From Detroit to Chemult – south, zig west, zag east, back over the Cascades –all I remember are trees, and a cross-section of America. Stopping to use the bathroom at a McDonald’s, I had to negotiate my way through a crowd of boisterous kids wearing matching blue T-shirts bearing the name of their church summer camp, ready to fill their bellies with Happy Meals. Outside, two young women were sitting on the curb, holding a sign: Family in Need. And next door I topped off the Tracer’s tank after the flirtatious – not to mention bald and tattooed – gas station attendant handed me the nozzle. (In Oregon and New Jersey, you’re not allowed to pump your own gas, but attendants often let motorcyclists break the law.) I was just passing through, little more than an observer. Experiences like these give me something to mentally chew on while ticking off miles.
Passing through Chemult, a truck stop on U.S. Route 97 brought back memories of stopping there to refuel during my one and only SaddleSore 1000 ride back in 2013 – a very long day that I’m not likely to repeat. Turning west on State Route 138, the Volcanic Legacy Scenic Byway took me to Crater Lake National Park, where I queued up behind a rumbling Harley and a line of cars and RVs outside the northern gate, keeping my faceshield closed to prevent the army of mosquitos from waging war on my nose.
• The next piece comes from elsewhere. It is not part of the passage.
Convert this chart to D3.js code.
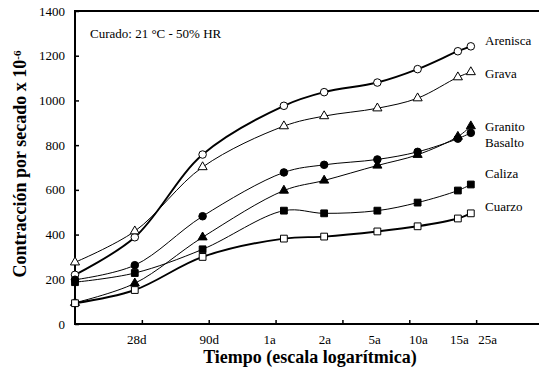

Crater Lake was high on my list of must-see places, and it didn’t disappoint. Created thousands of years ago when a volcano collapsed, the caldera lake is nearly 2,000 feet deep – the deepest in the U.S. – and because it is filled only by rain and snow, the water is pure and a brilliant shade of blue. But I was pressed for time and there were construction delays on the East Rim Road, so I’ll have to go back to ride the full loop.
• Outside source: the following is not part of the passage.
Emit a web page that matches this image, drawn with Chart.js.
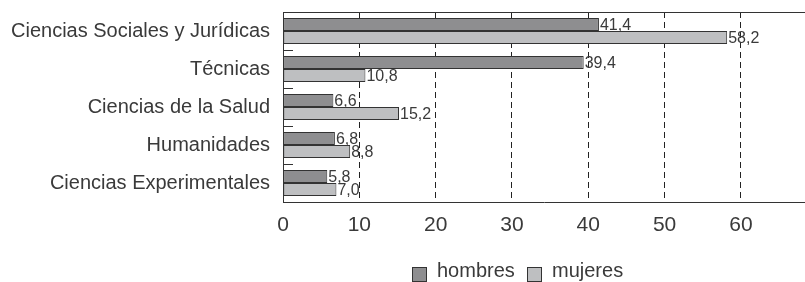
<!DOCTYPE html>
<html>
<head>
<meta charset="utf-8">
<script src="https://cdn.jsdelivr.net/npm/chart.js@4/dist/chart.umd.min.js"></script>
<style>
  body { margin: 0; background: #fff; }
  #wrap { position: relative; width: 805px; height: 282px; }
  #legend { position: absolute; left: 0; top: 0; width: 805px; height: 282px; pointer-events: none;
            font-family: "Liberation Sans", Arial, sans-serif; font-size: 20px; color: #3a3a3a; }
  .item { position: absolute; top: 259px; white-space: nowrap; }
  .box { position: absolute; top: 8px; width: 13px; height: 13px; border: 1px solid #333; }
  .txt { position: absolute; left: 25px; top: 0; }
</style>
</head>
<body>
<div id="wrap">
  <canvas id="chart" width="805" height="282"></canvas>
  <div id="legend">
    <div class="item" style="left:412px"><span class="box" style="background:#8e8e90"></span><span class="txt">hombres</span></div>
    <div class="item" style="left:527px"><span class="box" style="background:#bebfc1"></span><span class="txt">mujeres</span></div>
  </div>
</div>
<script>
const categories = ['Ciencias Sociales y Jurídicas', 'Técnicas', 'Ciencias de la Salud', 'Humanidades', 'Ciencias Experimentales'];
const hombres = [41.4, 39.4, 6.6, 6.8, 5.8];
const mujeres = [58.2, 10.8, 15.2, 8.8, 7.0];
const xTicks = [0, 10, 20, 30, 40, 50, 60];

const fontName = '"Liberation Sans", Arial, sans-serif';

// etiquetas de valor, tope del gráfico y marcas pequeñas del eje izquierdo
const extras = {
  id: 'extras',
  afterDatasetsDraw(chart) {
    const ctx = chart.ctx;
    const area = chart.chartArea;
    const y = chart.scales.y;
    ctx.save();
    ctx.strokeStyle = '#333';
    ctx.lineWidth = 1;
    ctx.beginPath();
    ctx.moveTo(area.left, Math.round(area.top) + 0.5);
    ctx.lineTo(area.right, Math.round(area.top) + 0.5);
    for (let i = 0; i < categories.length - 1; i++) {
      const py = Math.round((y.getPixelForValue(i) + y.getPixelForValue(i + 1)) / 2) + 0.5;
      ctx.moveTo(area.left, py);
      ctx.lineTo(area.left + 10, py);
    }
    ctx.stroke();

    ctx.fillStyle = '#3a3a3a';
    ctx.font = '16px ' + fontName;
    ctx.textBaseline = 'middle';
    ctx.textAlign = 'left';
    chart.data.datasets.forEach((ds, di) => {
      chart.getDatasetMeta(di).data.forEach((bar, i) => {
        const label = ds.data[i].toFixed(1).replace('.', ',');
        ctx.fillText(label, bar.x + 1, bar.y + 1);
      });
    });
    ctx.restore();
  }
};

new Chart(document.getElementById('chart'), {
  type: 'bar',
  data: {
    labels: categories,
    datasets: [
      { label: 'hombres', data: hombres, backgroundColor: '#8e8e90', borderColor: '#333', borderWidth: 1,
        borderSkipped: false, categoryPercentage: 0.68, barPercentage: 1.0 },
      { label: 'mujeres', data: mujeres, backgroundColor: '#bebfc1', borderColor: '#333', borderWidth: 1,
        borderSkipped: false, categoryPercentage: 0.68, barPercentage: 1.0 }
    ]
  },
  options: {
    indexAxis: 'y',
    responsive: false,
    animation: false,
    layout: { padding: { top: 12, bottom: 50, right: 0, left: 0 } },
    plugins: { legend: { display: false }, tooltip: { enabled: false } },
    scales: {
      x: {
        min: 0,
        max: 68.4,
        afterBuildTicks: (scale) => { scale.ticks = xTicks.map(v => ({ value: v })); },
        afterFit: (scale) => { scale.height = 30; scale.paddingLeft = 0; scale.paddingRight = 0; },
        ticks: { color: '#3a3a3a', font: { family: fontName, size: 21 }, padding: 11, maxRotation: 0 },
        grid: {
          drawTicks: false,
          color: (c) => (c.tick && c.tick.value === 0) ? 'rgba(0,0,0,0)' : '#222',
          lineWidth: 1
        },
        border: { display: true, color: '#333', width: 1, dash: [6, 4] }
      },
      y: {
        afterFit: (scale) => { scale.width = 283; scale.paddingTop = 0; scale.paddingBottom = 0; },
        ticks: { color: '#3a3a3a', font: { family: fontName, size: 20 }, padding: 13 },
        grid: { display: false, drawTicks: false },
        border: { display: true, color: '#333', width: 1 }
      }
    }
  },
  plugins: [extras]
});
</script>
</body>
</html>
On the not-politically-correct but wonderfully twisty Dead Indian Road, I descended from the green heaven of the Cascades into the dry, brown hell of Ashland. It’s actually a lovely little town, home to Southern Oregon University and the world-famous Oregon Shakespeare Festival, but it was over 100 degrees and I had been in the saddle for 12 hours. I was in desperate need of a cold shower, a colder beer, and some pizza.
The next day I left the Cascades, riding a few miles south on Interstate 5 into California, where I filled up at a Chevron in Hornbrook. On both sides of the interstate and all around the gas station, the ground and vegetation were charred black from the Klamathon Fire, which roared through just days earlier. It was one of many wildfires that would plague California and other western states in the weeks and months ahead.
More blanks filled in on my mental map: State Route 96 along the Klamath and Trinity rivers, which cuts through rugged, remote country. In 1941, a group of armed men stopped traffic near the town of Yreka, handing out a Proclamation of Independence for the State of Jefferson, which was in “patriotic rebellion against the States of California and Oregon.” Although the new state never materialized, the movement is still active, and the State of Jefferson Scenic Byway runs along Route 96 from State Route 263 to Happy Camp. After that, 96 becomes the Bigfoot Scenic Byway. Regardless of one’s views on state politics or mythical forest dwellers, the riding along Route 96 is sublime and traffic is almost nonexistent.
At Willow Creek, I turned west onto State Route 299, known as the Trinity Heritage Scenic Byway because it follows the path of 19th-century gold miners and pioneers. It snakes its way through the heavily wooded Trinity Alps and climbs over a pass before making a long descent to the coast. Even in mid-July, U.S. Route 101 through Arcata, Eureka, and Fortuna was socked in with chilly fog. At Alton, I turned east again, heading inland on State Route 36 –not a designated scenic byway, but known as Serpent to the Sea. Traveling west-to-east, it passes through a few rural communities before entering Grizzly Creek Redwoods State Park, where enormous coast redwoods rise hundreds of feet above the roadside.
Beyond Bridgeville, Route 36 turns into a narrow goat path as it goes over a ridge, but it’s currently being straightened and widened to accommodate big trucks and RVs –an improvement for them but not for motorcyclists. East of Dinsmore, Route 36 was freshly paved, like having a racetrack all to myself, scraping the Tracer’s peg feelers in corner after corner. And on it goes, over more mountains with endless curves and finally roller-coastering its way through ranch land with blind crests and sudden drops and quick turns. As I approached the town of Red Bluff, just before Route 36 crosses I-5, I found the well-known sign that warns motorists and entices motorcyclists: curvy roads next 140 miles.
The thing about riding roads as good as these is that it becomes addictive. Now that I have experienced the Cascades and California Routes 96 and 36 for myself, all I want to do is go back for more.